Além da Braskem, há que se apontar para a incapacidade dos órgãos públicos de controle, particularmente, o DNPM (atualmente ANM), de cumprir seu papel fiscalizador de atividades minerárias brasileiras. Este órgão há muito vem sendo esvaziado em seu contingente humano, sua infraestrutura técnica e no seu poder político-administrativo, fragilizando a autoridade do estado brasileiro em bem zelar por boas práticas na mineração.
A grande mídia também tem de rever sua postura, bem informando a população e passando a cobrar cotidianamente medidas governamentais que evitem tragédias anunciadas. No caso de Maceió, depois de 2019 a imprensa “esqueceu do problema”, até que houve o alerta do risco do colapso da Mina 18. Sua cobertura limita-se ao momento da crise, sem maiores compromissos em defender mudanças estruturais que resolvam problemas corriqueiros da população brasileira, em especial a mais pobre.
Por fim, e talvez o aspecto mais nocivo ao futuro da humanidade, está a lógica rentista dominando as gestões das grandes empresas.
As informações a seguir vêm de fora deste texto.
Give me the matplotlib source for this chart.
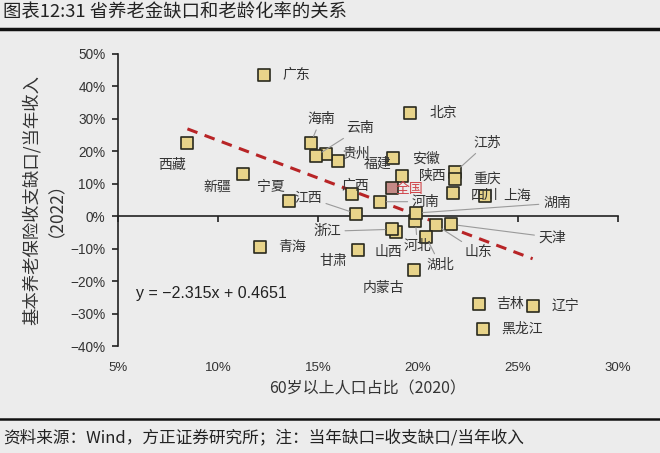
import matplotlib
matplotlib.use("Agg")
import matplotlib.pyplot as plt
import numpy as np
from matplotlib.ticker import FuncFormatter

plt.rcParams['font.family'] = ['Noto Sans CJK SC', 'DejaVu Sans']

# 60岁以上人口占比(2020), 当年缺口(2022), in %
provinces = ['北京', '天津', '河北', '山西', '内蒙古', '辽宁', '吉林', '黑龙江',
             '上海', '江苏', '浙江', '安徽', '福建', '江西', '山东', '河南',
             '湖北', '湖南', '广东', '广西', '海南', '重庆', '四川', '贵州',
             '云南', '西藏', '陕西', '甘肃', '青海', '宁夏', '新疆']
aging = [19.6, 21.67, 19.87, 18.9, 19.78, 25.73, 23.07, 23.23,
         23.37, 21.87, 18.7, 18.77, 16.0, 16.9, 20.9, 18.08,
         20.4, 19.89, 12.3, 16.7, 14.64, 21.87, 21.73, 15.38,
         14.9, 8.47, 19.2, 17.0, 12.1, 13.53, 11.27]
gap = [31.9, -2.5, -1.35, -4.7, -16.5, -27.5, -27.1, -34.7,
       6.25, 13.7, -4.0, 17.85, 16.9, 0.86, -2.7, 4.5,
       -6.3, 1.0, 43.5, 7.0, 22.6, 11.4, 7.1, 19.3,
       18.6, 22.55, 12.4, -10.4, -9.35, 4.7, 13.0]
nation_x, nation_y = 18.7, 8.6

slope, intercept = -2.315, 0.4651

# label offsets in pixels (dx, dy) and whether a leader line is drawn
label_pos = {
    '北京': (33, 0, False), '天津': (101, -13, True), '河北': (2, -25, True),
    '山西': (-8, -20, False), '内蒙古': (-30, -18, False), '辽宁': (33, 0, False),
    '吉林': (31, 0, False), '黑龙江': (39, 0, False), '上海': (32, 0, False),
    '江苏': (32, 29, True), '浙江': (-65, -2, True), '安徽': (32, 0, False),
    '福建': (40, -2, False), '江西': (-48, 16, True), '山东': (42, -27, True),
    '河南': (46, 0, True), '湖北': (14, -28, True), '湖南': (141, 10, True),
    '广东': (32, 0, False), '广西': (3, 8, False), '海南': (10, 24, True),
    '重庆': (32, 0, False), '四川': (32, -2, False), '贵州': (31, 0, False),
    '云南': (44, 28, True), '西藏': (-15, -22, False), '陕西': (31, 0, False),
    '甘肃': (-25, -11, False), '青海': (32, 0, False), '宁夏': (-18, 14, False),
    '新疆': (-26, -13, False),
}

bg = '#ECECEC'
fig = plt.figure(figsize=(6.6, 4.53), dpi=100, facecolor=bg)
ax = fig.add_axes([0.1788, 0.2355, 0.7576, 0.6457], facecolor=bg)

# trend line over the data range
xs = np.array([min(aging), max(aging)])
ax.plot(xs, (slope * xs / 100 + intercept) * 100, color='#B82426',
        lw=2.2, ls=(0, (3.5, 2.5)), zorder=2)

ax.scatter(aging, gap, marker='s', s=64, facecolor='#E8D48A',
           edgecolor='#2A2A1E', linewidth=1.2, zorder=3)
ax.scatter([nation_x], [nation_y], marker='s', s=64, facecolor='#C48A86',
           edgecolor='#2A2A1E', linewidth=1.2, zorder=3)

for name, x, y in zip(provinces, aging, gap):
    dx, dy, line = label_pos[name]
    props = None
    if line:
        props = dict(arrowstyle='-', color='#9A9A9A', lw=0.8,
                     shrinkA=1, shrinkB=5)
    ax.annotate(name, (x, y), xytext=(dx, dy), textcoords='offset pixels',
                ha='center', va='center', fontsize=10, color='#333333',
                arrowprops=props, zorder=4)
ax.annotate('全国', (nation_x, nation_y), xytext=(18, -1),
            textcoords='offset pixels', ha='center', va='center',
            fontsize=10, color='#D0454A', zorder=4)

ax.set_xlim(5, 30)
ax.set_ylim(-40, 50)
ax.set_xticks(np.arange(5, 31, 5))
ax.set_yticks(np.arange(-40, 51, 10))
pct = FuncFormatter(lambda v, p: f'{v:.0f}%'.replace('-', '\u2212'))
ax.xaxis.set_major_formatter(pct)
ax.yaxis.set_major_formatter(pct)

for s in ['top', 'right', 'bottom']:
    ax.spines[s].set_visible(False)
ax.spines['left'].set_color('#222222')
ax.spines['left'].set_linewidth(1.2)
ax.tick_params(axis='y', direction='out', length=4, width=1.2,
               color='#222222', labelsize=9.8, labelcolor='#333333', pad=5)
ax.tick_params(axis='x', length=0, labelsize=9.5, labelcolor='#333333', pad=11)
for lab in ax.get_xticklabels() + ax.get_yticklabels():
    lab.set_family(['Liberation Sans', 'DejaVu Sans'])

# x axis drawn at y = 0
zero = ax.secondary_xaxis(40 / 90)
zero.set_xticks(np.arange(5, 31, 5))
zero.tick_params(axis='x', direction='out', length=4, width=1.2,
                 color='#222222', labelbottom=False, labeltop=False)
zero.spines['bottom'].set_color('#222222')
zero.spines['bottom'].set_linewidth(1.2)
zero.xaxis.set_ticks_position('bottom')
zero.set_xticklabels([])

ax.set_xlabel('60岁以上人口占比（2020）', fontsize=11.5, color='#333333',
              labelpad=5)
ax.set_ylabel('基本养老保险收支缺口/当年收入\n（2022）', fontsize=12.5,
              color='#333333', labelpad=10, linespacing=0.8)

ax.text(0.035, 0.18, 'y = \u22122.315x + 0.4651', transform=ax.transAxes,
        fontsize=11.5, color='#222222', ha='left', va='center',
        family=['Liberation Sans', 'DejaVu Sans'])

fig.text(0.005, 0.972, '图表12:31 省养老金缺口和老龄化率的关系', fontsize=13.2,
         color='#222222', ha='left', va='center')
fig.add_artist(plt.Line2D([0, 1], [0.937, 0.937], color='#111111', lw=2.5))
fig.add_artist(plt.Line2D([0, 1], [0.075, 0.075], color='#111111', lw=1.8))
fig.text(0.005, 0.033, '资料来源：Wind，方正证券研究所；注：当年缺口=收支缺口/当年收入',
         fontsize=12, color='#222222', ha='left', va='center', style='italic')

fig.savefig('out.png', dpi=100, facecolor=bg)
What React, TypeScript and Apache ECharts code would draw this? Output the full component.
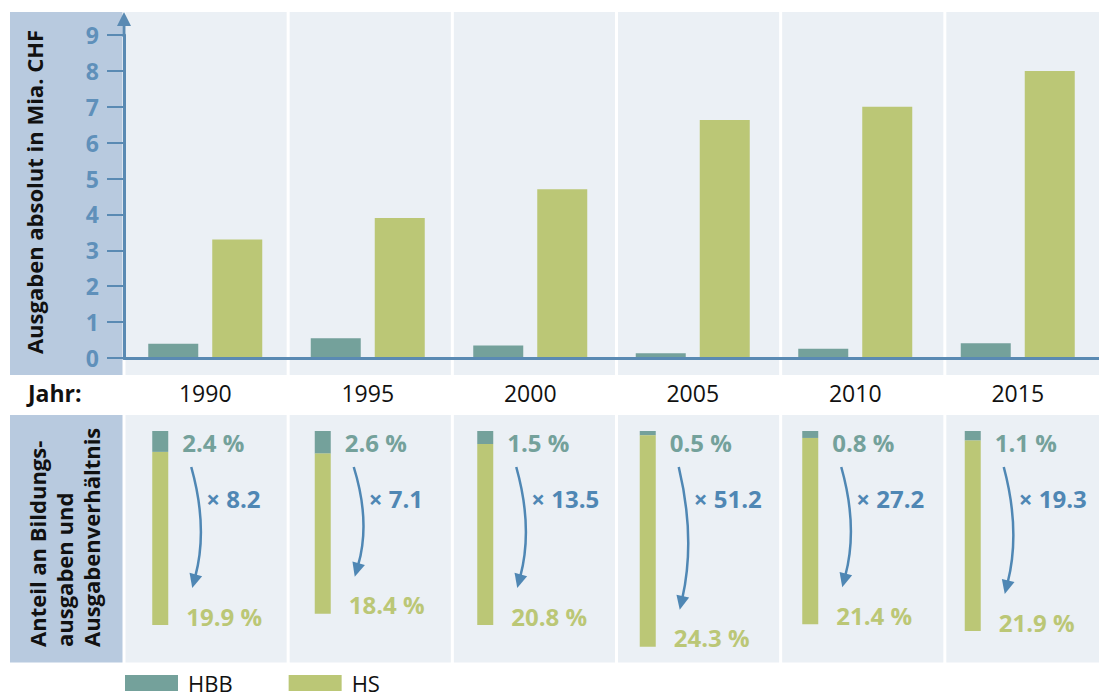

Este processo envolve privatizações, enxugamento do quadro das empresas, terceirização generalizada e a maximização de dividendos aos acionistas, com os gestores sendo regiamente aquinhoados principalmente por esta última faceta. É um caminho extremamente ameaçador aos interesses da sociedade. Os apagões no Estado do Amapá, em 2021, e este ano, na cidade de São Paulo, dão mostras da ineficiência e do risco na gestão rentista, em especial em serviços públicos essências ao dia a dia do cidadão.
Há que se acompanhar a evolução da tragédia de Maceió também com este olhar, impedindo que os interesses econômicos se imponham, não raro oportunizados por disputas políticas paroquianas. A judicialização do acordo recém firmado pela Prefeitura de Maceió e a Braskem mostra o quão ameaçador este aspecto pode ser aos interesses dos atingidos. Isto impõe ao Governo Federal utilizar seus instrumentos políticos, jurídicos, técnicos e administrativos para dar os devidos encaminhamentos às miríades de problemas que este desastre está a criar.
A tragédia do colapso de minas em Maceió pode e deve ser uma oportunidade para “botar um pouco mais de ordem na casa”.